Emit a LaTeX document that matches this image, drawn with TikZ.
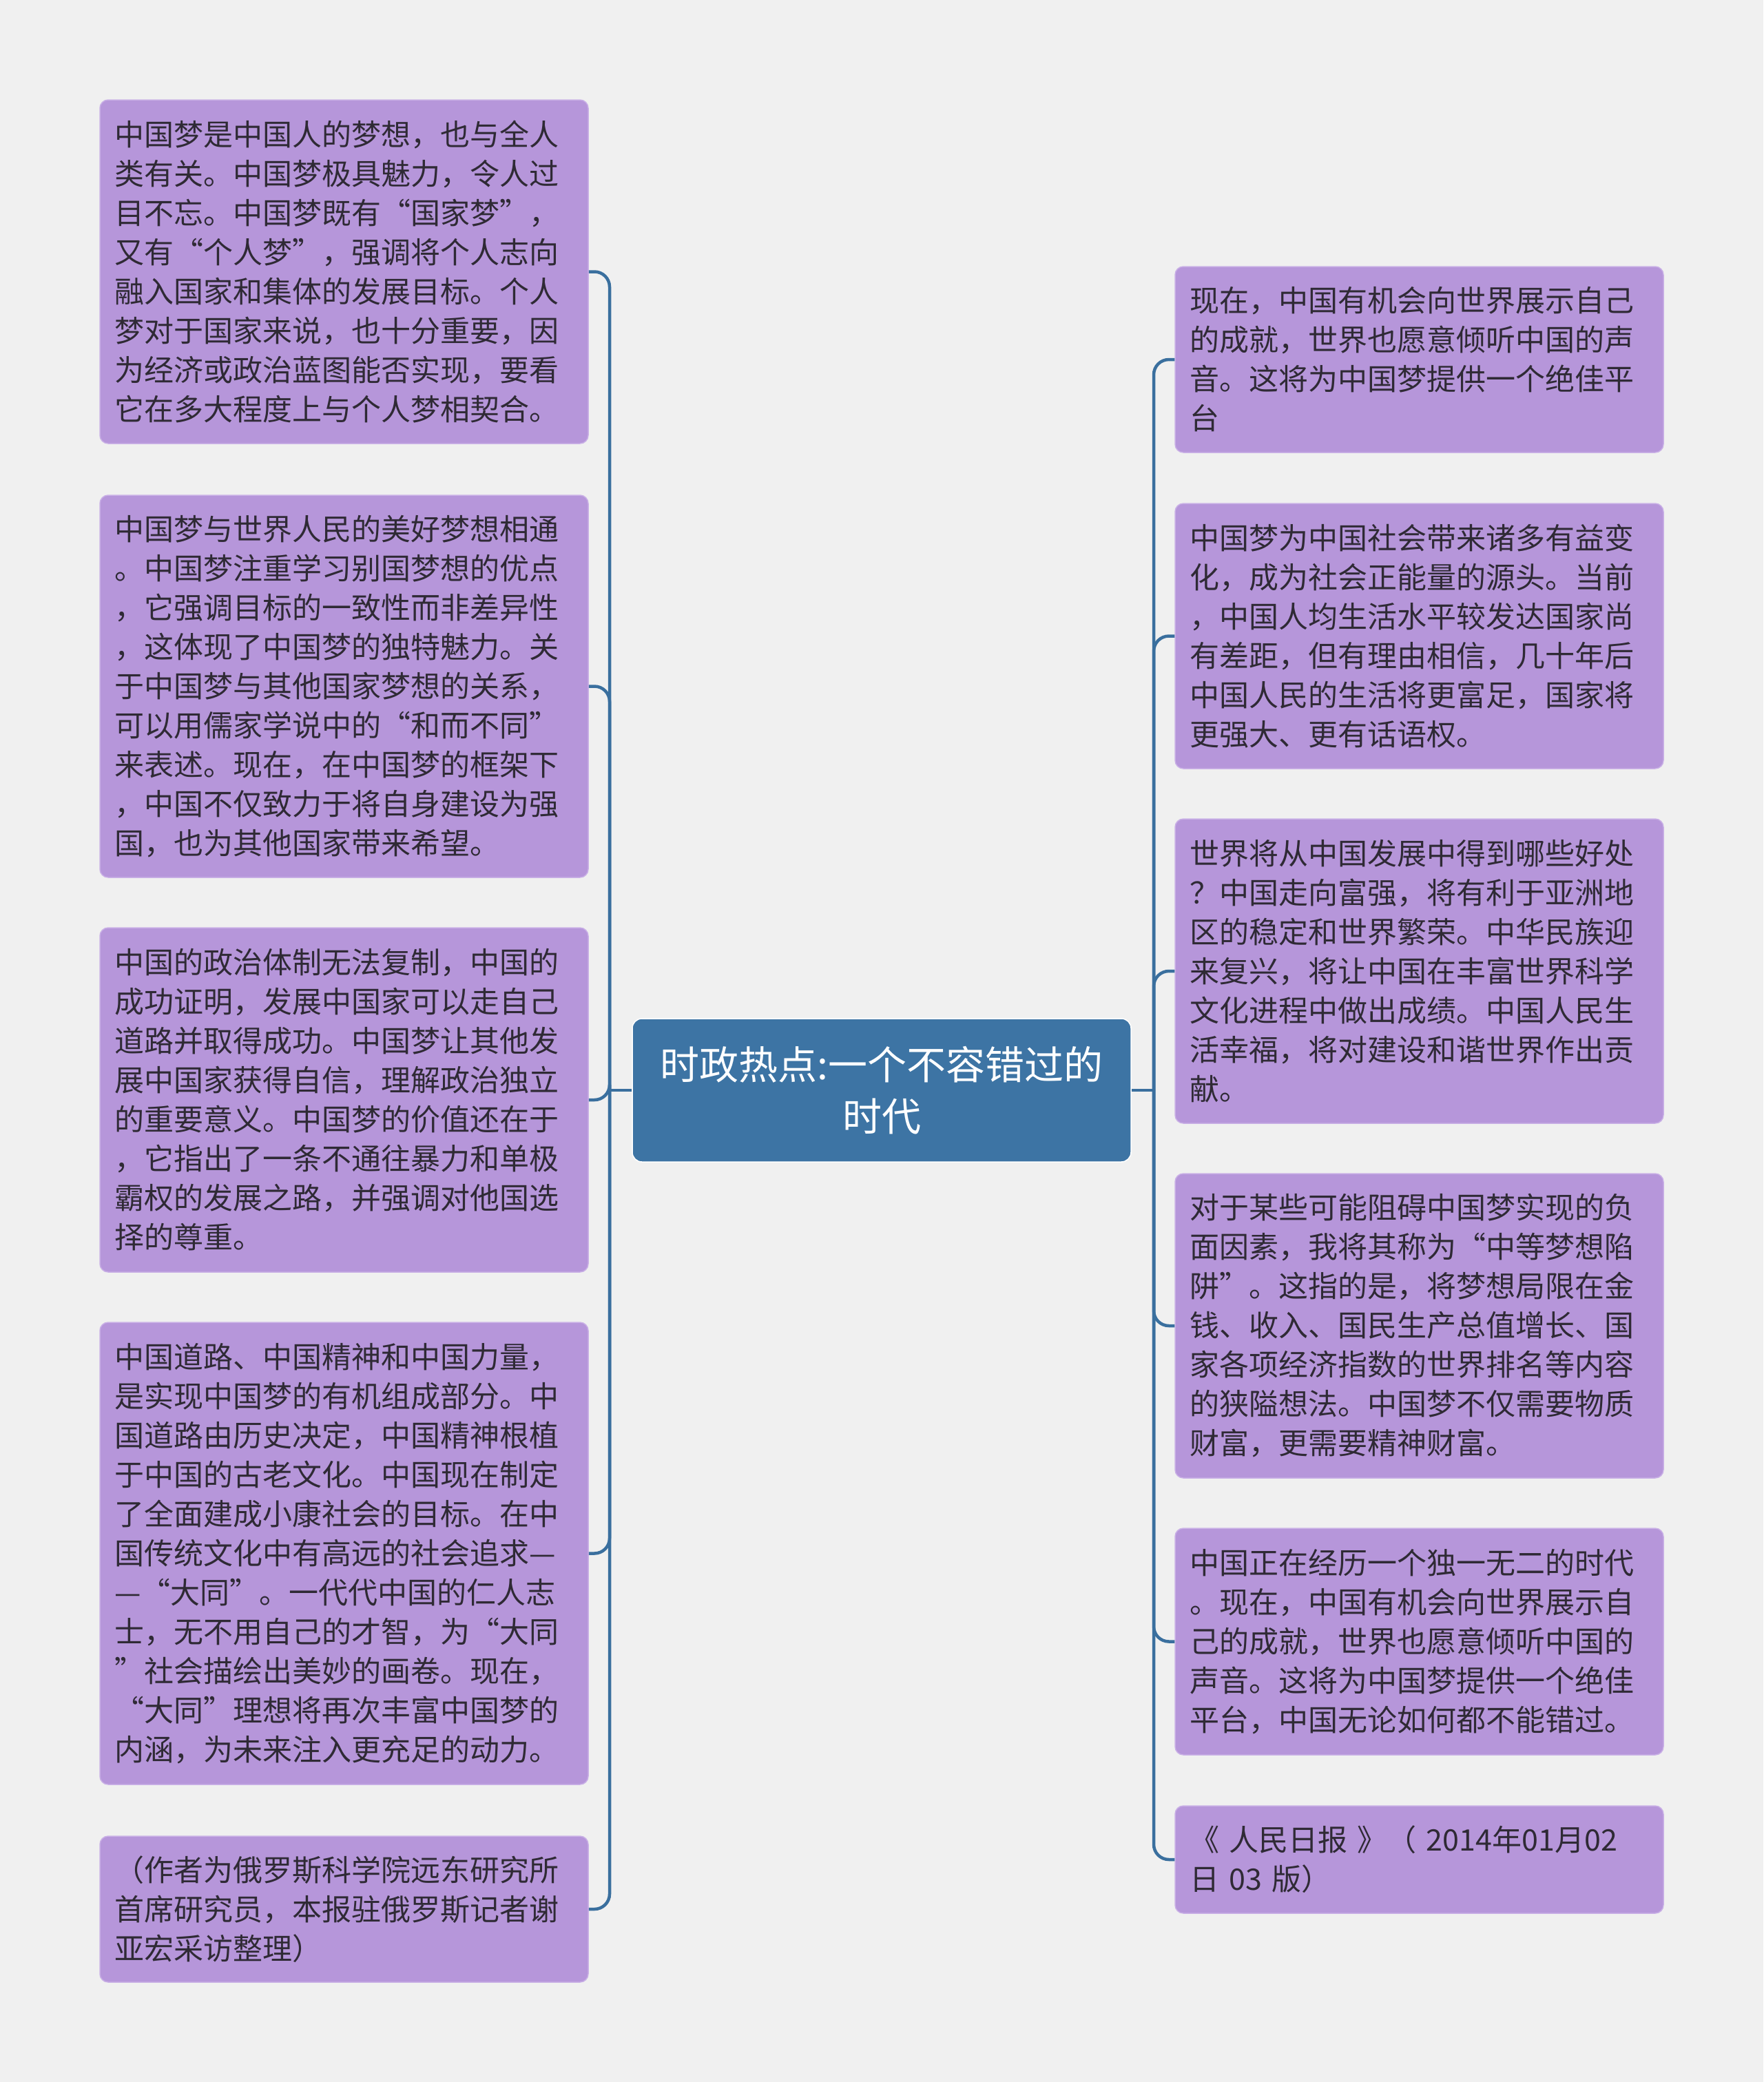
\documentclass[tikz,border=0pt]{standalone}
\usepackage{fontspec}
\setmainfont{Noto Sans CJK SC}
\definecolor{bg}{HTML}{F0F0F0}
\definecolor{leaf}{HTML}{B696DA}
\definecolor{leafline}{HTML}{C9B0E6}
\definecolor{rootfill}{HTML}{3D74A4}
\definecolor{conncol}{HTML}{3A6F9E}
\definecolor{txt}{HTML}{2F2A35}
\begin{document}
\begin{tikzpicture}[x=1pt,y=-1pt,
  leafbox/.style={draw=leafline, line width=1.5pt, fill=leaf, rounded corners=12pt,
    text=txt, font=\fontsize{43}{57}\selectfont, align=left,
    text width=667pt, inner xsep=21pt, inner ysep=0pt, minimum width=709pt},
  rootbox/.style={draw=white, line width=1.5pt, fill=rootfill, rounded corners=14pt,
    text=white, font=\fontsize{57}{75}\selectfont, align=center,
    text width=690pt, inner sep=0pt, minimum width=724pt, minimum height=208pt},
  conn/.style={draw=conncol, line width=4.5pt, rounded corners=22pt}]
\fill[bg] (0,0) rectangle (2560,3023);
\useasboundingbox (0,0) rectangle (2560,3023);

\node[rootbox] (c) at (1280,1583) {时政热点:一个不容错过的\\时代};

\node[leafbox, minimum height=499pt] (L1) at (499.5,394.5) {中国梦是中国人的梦想，也与全人\\类有关。中国梦极具魅力，令人过\\目不忘。中国梦既有“国家梦”，\\又有“个人梦”，强调将个人志向\\融入国家和集体的发展目标。个人\\梦对于国家来说，也十分重要，因\\为经济或政治蓝图能否实现，要看\\它在多大程度上与个人梦相契合。};
\node[leafbox, minimum height=555pt] (L2) at (499.5,996.5) {中国梦与世界人民的美好梦想相通\\。中国梦注重学习别国梦想的优点\\，它强调目标的一致性而非差异性\\，这体现了中国梦的独特魅力。关\\于中国梦与其他国家梦想的关系，\\可以用儒家学说中的“和而不同”\\来表述。现在，在中国梦的框架下\\，中国不仅致力于将自身建设为强\\国，也为其他国家带来希望。};
\node[leafbox, minimum height=500pt] (L3) at (499.5,1597) {中国的政治体制无法复制，中国的\\成功证明，发展中国家可以走自己\\道路并取得成功。中国梦让其他发\\展中国家获得自信，理解政治独立\\的重要意义。中国梦的价值还在于\\，它指出了一条不通往暴力和单极\\霸权的发展之路，并强调对他国选\\择的尊重。};
\node[leafbox, minimum height=671pt] (L4) at (499.5,2255.5) {中国道路、中国精神和中国力量，\\是实现中国梦的有机组成部分。中\\国道路由历史决定，中国精神根植\\于中国的古老文化。中国现在制定\\了全面建成小康社会的目标。在中\\国传统文化中有高远的社会追求—\\—“大同”。一代代中国的仁人志\\士，无不用自己的才智，为“大同\\”社会描绘出美妙的画卷。现在，\\“大同”理想将再次丰富中国梦的\\内涵，为未来注入更充足的动力。};
\node[leafbox, minimum height=212pt] (L5) at (499.5,2772) {（作者为俄罗斯科学院远东研究所\\首席研究员，本报驻俄罗斯记者谢\\亚宏采访整理）};

\node[leafbox, minimum height=270pt] (R1) at (2060.5,522) {现在，中国有机会向世界展示自己\\的成就，世界也愿意倾听中国的声\\音。这将为中国梦提供一个绝佳平\\台};
\node[leafbox, minimum height=385pt] (R2) at (2060.5,923.5) {中国梦为中国社会带来诸多有益变\\化，成为社会正能量的源头。当前\\，中国人均生活水平较发达国家尚\\有差距，但有理由相信，几十年后\\中国人民的生活将更富足，国家将\\更强大、更有话语权。};
\node[leafbox, minimum height=442pt] (R3) at (2060.5,1410) {世界将从中国发展中得到哪些好处\\？中国走向富强，将有利于亚洲地\\区的稳定和世界繁荣。中华民族迎\\来复兴，将让中国在丰富世界科学\\文化进程中做出成绩。中国人民生\\活幸福，将对建设和谐世界作出贡\\献。};
\node[leafbox, minimum height=442pt] (R4) at (2060.5,1925) {对于某些可能阻碍中国梦实现的负\\面因素，我将其称为“中等梦想陷\\阱”。这指的是，将梦想局限在金\\钱、收入、国民生产总值增长、国\\家各项经济指数的世界排名等内容\\的狭隘想法。中国梦不仅需要物质\\财富，更需要精神财富。};
\node[leafbox, minimum height=329pt] (R5) at (2060.5,2383.5) {中国正在经历一个独一无二的时代\\。现在，中国有机会向世界展示自\\己的成就，世界也愿意倾听中国的\\声音。这将为中国梦提供一个绝佳\\平台，中国无论如何都不能错过。};
\node[leafbox, minimum height=156pt] (R6) at (2060.5,2700) {《 人民日报 》（ 2014年01月02\\日 03 版）};

\coordinate (tl) at (885,1583);
\coordinate (tr) at (1675,1583);

\draw[conn] (c.west) -- (tl);
\draw[conn] (c.east) -- (tr);
\foreach \n in {L1,L2,L3,L4,L5} \draw[conn] (tl) |- (\n.east);
\foreach \n in {R1,R2,R3,R4,R5,R6} \draw[conn] (tr) |- (\n.west);
\end{tikzpicture}
\end{document}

===============

Except for the pictures, give all the material above again verbatim.

• _Response for this exercise_:
Emit a LaTeX document that matches this image, drawn with TikZ.
\documentclass[tikz,border=0pt]{standalone}
\usepackage{fontspec}
\setmainfont{Noto Sans CJK SC}
\definecolor{bg}{HTML}{F0F0F0}
\definecolor{leaf}{HTML}{B696DA}
\definecolor{leafline}{HTML}{C9B0E6}
\definecolor{rootfill}{HTML}{3D74A4}
\definecolor{conncol}{HTML}{3A6F9E}
\definecolor{txt}{HTML}{2F2A35}
\begin{document}
\begin{tikzpicture}[x=1pt,y=-1pt,
  leafbox/.style={draw=leafline, line width=1.5pt, fill=leaf, rounded corners=12pt,
    text=txt, font=\fontsize{43}{57}\selectfont, align=left,
    text width=667pt, inner xsep=21pt, inner ysep=0pt, minimum width=709pt},
  rootbox/.style={draw=white, line width=1.5pt, fill=rootfill, rounded corners=14pt,
    text=white, font=\fontsize{57}{75}\selectfont, align=center,
    text width=690pt, inner sep=0pt, minimum width=724pt, minimum height=208pt},
  conn/.style={draw=conncol, line width=4.5pt, rounded corners=22pt}]
\fill[bg] (0,0) rectangle (2560,3023);
\useasboundingbox (0,0) rectangle (2560,3023);

\node[rootbox] (c) at (1280,1583) {时政热点:一个不容错过的\\时代};

\node[leafbox, minimum height=499pt] (L1) at (499.5,394.5) {中国梦是中国人的梦想，也与全人\\类有关。中国梦极具魅力，令人过\\目不忘。中国梦既有“国家梦”，\\又有“个人梦”，强调将个人志向\\融入国家和集体的发展目标。个人\\梦对于国家来说，也十分重要，因\\为经济或政治蓝图能否实现，要看\\它在多大程度上与个人梦相契合。};
\node[leafbox, minimum height=555pt] (L2) at (499.5,996.5) {中国梦与世界人民的美好梦想相通\\。中国梦注重学习别国梦想的优点\\，它强调目标的一致性而非差异性\\，这体现了中国梦的独特魅力。关\\于中国梦与其他国家梦想的关系，\\可以用儒家学说中的“和而不同”\\来表述。现在，在中国梦的框架下\\，中国不仅致力于将自身建设为强\\国，也为其他国家带来希望。};
\node[leafbox, minimum height=500pt] (L3) at (499.5,1597) {中国的政治体制无法复制，中国的\\成功证明，发展中国家可以走自己\\道路并取得成功。中国梦让其他发\\展中国家获得自信，理解政治独立\\的重要意义。中国梦的价值还在于\\，它指出了一条不通往暴力和单极\\霸权的发展之路，并强调对他国选\\择的尊重。};
\node[leafbox, minimum height=671pt] (L4) at (499.5,2255.5) {中国道路、中国精神和中国力量，\\是实现中国梦的有机组成部分。中\\国道路由历史决定，中国精神根植\\于中国的古老文化。中国现在制定\\了全面建成小康社会的目标。在中\\国传统文化中有高远的社会追求—\\—“大同”。一代代中国的仁人志\\士，无不用自己的才智，为“大同\\”社会描绘出美妙的画卷。现在，\\“大同”理想将再次丰富中国梦的\\内涵，为未来注入更充足的动力。};
\node[leafbox, minimum height=212pt] (L5) at (499.5,2772) {（作者为俄罗斯科学院远东研究所\\首席研究员，本报驻俄罗斯记者谢\\亚宏采访整理）};

\node[leafbox, minimum height=270pt] (R1) at (2060.5,522) {现在，中国有机会向世界展示自己\\的成就，世界也愿意倾听中国的声\\音。这将为中国梦提供一个绝佳平\\台};
\node[leafbox, minimum height=385pt] (R2) at (2060.5,923.5) {中国梦为中国社会带来诸多有益变\\化，成为社会正能量的源头。当前\\，中国人均生活水平较发达国家尚\\有差距，但有理由相信，几十年后\\中国人民的生活将更富足，国家将\\更强大、更有话语权。};
\node[leafbox, minimum height=442pt] (R3) at (2060.5,1410) {世界将从中国发展中得到哪些好处\\？中国走向富强，将有利于亚洲地\\区的稳定和世界繁荣。中华民族迎\\来复兴，将让中国在丰富世界科学\\文化进程中做出成绩。中国人民生\\活幸福，将对建设和谐世界作出贡\\献。};
\node[leafbox, minimum height=442pt] (R4) at (2060.5,1925) {对于某些可能阻碍中国梦实现的负\\面因素，我将其称为“中等梦想陷\\阱”。这指的是，将梦想局限在金\\钱、收入、国民生产总值增长、国\\家各项经济指数的世界排名等内容\\的狭隘想法。中国梦不仅需要物质\\财富，更需要精神财富。};
\node[leafbox, minimum height=329pt] (R5) at (2060.5,2383.5) {中国正在经历一个独一无二的时代\\。现在，中国有机会向世界展示自\\己的成就，世界也愿意倾听中国的\\声音。这将为中国梦提供一个绝佳\\平台，中国无论如何都不能错过。};
\node[leafbox, minimum height=156pt] (R6) at (2060.5,2700) {《 人民日报 》（ 2014年01月02\\日 03 版）};

\coordinate (tl) at (885,1583);
\coordinate (tr) at (1675,1583);

\draw[conn] (c.west) -- (tl);
\draw[conn] (c.east) -- (tr);
\foreach \n in {L1,L2,L3,L4,L5} \draw[conn] (tl) |- (\n.east);
\foreach \n in {R1,R2,R3,R4,R5,R6} \draw[conn] (tr) |- (\n.west);
\end{tikzpicture}
\end{document}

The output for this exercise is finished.